I’m sitting in the conference room on the fifth floor of the MCA, the administrative nerve center which is off limits to the public. It is late January and the temperatures have just plunged to near zero. But the museum staff is bustling with activity. With four months to go until the opening of the big Jeff Koons show, all hands are on deck. And there is a little bit of panic. Deadlines for the exhibit layout and catalogue are looming, and the artist has been hard to pin down. Everyone at the MCA knows why. Koons, who commands a studio that makes Warhol’s Factory look like a little workshop, is in colossal demand. For the MCA, the show has top priority. But for Koons, it is just one among many. In 2008 alone, he will have major exhibits in Berlin, New York, and Paris. The presentation at the Neue Nationalgalerie is pretty straightforward. Less so New York, where Koons is scheduled to take over the roof of the Metropolitan Museum, one of the city’s premiere art destinations. But it may well be the French outing that most preoccupies the artist. With an invitation to present his work at Versailles, the stakes could not be higher. Indeed, when the show opens in the fall, the photos of Koons’s work at the Rococo palace, shockingly incongruous yet oddly at home, go around the world.

But on this morning, there is good news to share. As the marketing department reports, Koons has approved the publicity strategy for the MCA show. Most everyone in the group of curators, museum educators, and development staffers breathes a sigh of relief, not unlike the response of Don Draper’s team after a successful pitch. Mad Men, which made its widely hailed debut only a few months earlier, is on my mind, in fact. Sure, there is no smoking and drinking at the MCA. But the challenge faced by the museum is a lot like that of the fictional Sterling Cooper: how to take a product and fit it with an indelible essence, a singularity of feeling. Jeff Koons is hardly as generic as floor cleaner or facial cream. But given his ubiquity across the global art scene, the MCA presentation still needs a hook, something that can give it the luster of uniqueness.

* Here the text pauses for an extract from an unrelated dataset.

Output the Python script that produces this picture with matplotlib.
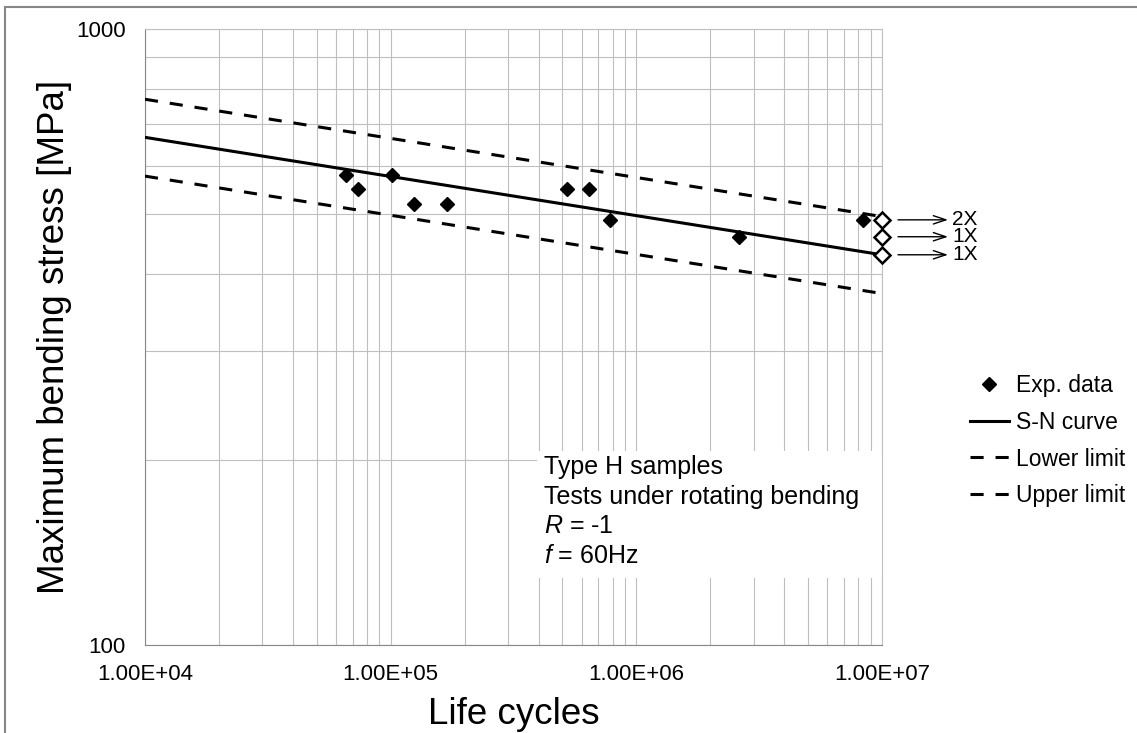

Koons has history in Chicago, and that turns out to be the key. Yes, he may have been born and raised in Pennsylvania, graduated from the Maryland Institute College of Art in Baltimore, and settled in New York, where, after working as a commodities trader, he became a professional artist. But in between, for one year in the mid‑1970s, Koons lived and studied in Chicago, taking courses at the School of the Art Institute and serving as an assistant to painter Ed Paschke. Enough to imagine the MCA show as a homecoming, and the second one at that. The first, it now appears, was the 1988 exhibit, which had paved his way to superstardom and cemented an enduring relationship between artist and city. No one in the room can be certain how Koons actually feels about his old stomping grounds. But the slogan stands: Jeff Koons Chicago.

 ***

It’s a few weeks later. The group is back on the fifth floor. The mood is determined. On the agenda for today is the ad campaign. It will be a “communications blitz,” one of the staffers on the marketing team says. It will start with postcards sent to museum members urging them to save the date of the opening. “We need to communicate that it will be a real happening!”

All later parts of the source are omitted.